|Title||Micro- and macroheterogeneity of N-glycosylation yields size and charge isoforms of human sex hormone binding globulin circulating in serum|
|Publication Type||Journal Article|
|Year of Publication||2012|
|Authors||Sumer-Bayraktar, Z, Nguyen-Khuong, T, Jayo, R, Chen, DDY, Ali, S, Packer, NH, Thaysen-Andersen, M|
Human sex hormone binding globulin (hSHBG) is a serum glycoprotein central to the transport and targeted delivery of sex hormones to steroid-sensitive tissues. Several molecular mechanisms of action of hSHBG, including the function of its attached glycans remain unknown. Here, we perform a detailed site-specific characterization of the N- and O-linked glycosylation of serum-derived hSHBG. MS-driven glycoproteomics and glycomics combined with exoglycosidase treatment were used in a bottom-up and top-down manner to determine glycosylation sites, site-specific occupancies and monosaccharide compositions, detailed glycan structures, and the higher level arrangement of glycans on intact hSHBG. It was found that serum-derived hSHBG is N-glycosylated at Asn351 and Asn367 with average molar occupancies of 85.1 and 95.3%, respectively. Both sites are occupied by the same six sialylated and partly core fucosylated bi- and triantennary N-Glycoforms with lactosamine-type antennas of the form (+/- NeuAca6)Gal beta 4GlcNAc. N-Glycoforms of Asn367 were slightly more branched and core fucosylated than Asn351 N-glycoforms due probably to a more surface-exposed glycosylation site.
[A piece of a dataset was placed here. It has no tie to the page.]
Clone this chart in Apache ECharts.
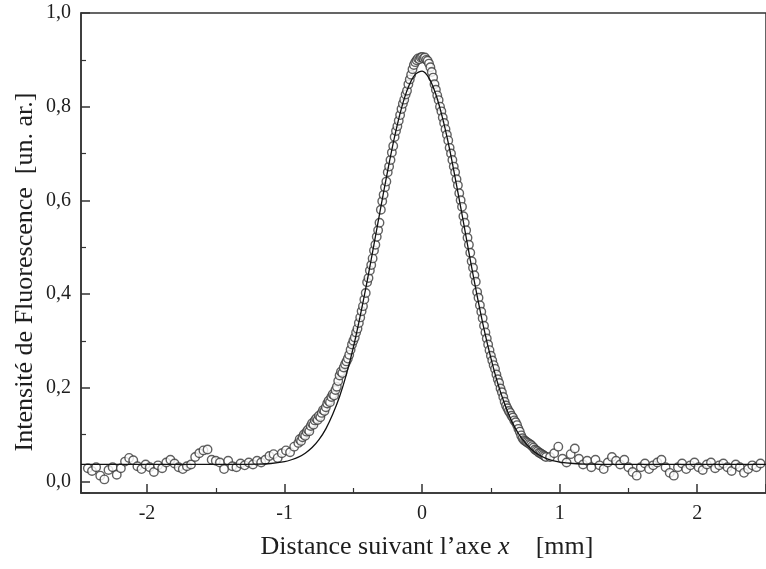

The N-terminal Thr7 was fully occupied by the two O-linked glycans NeuAca3Gal beta 3(NeuAca6)GalNAc (where NeuAc is N-acetylneuraminic acid and GalNAc is N-acetylgalactosamine) and NeuAca3Gal beta 3GalNAc in a 1:6 molar ratio. Electrophoretic analysis of intact hSHBG revealed size and charge heterogeneity of the isoforms circulating in blood serum. Interestingly, the size and charge heterogeneity were shown to originate predominantly from differential Asn351 glycan occupancies and N-glycan sialylation that may modulate the hSHBG activity. To date, this work represents the most detailed structural map of the heterogeneous hSHBG glycosylation, which is a prerequisite for investigating the functional aspects of the hSHBG glycans.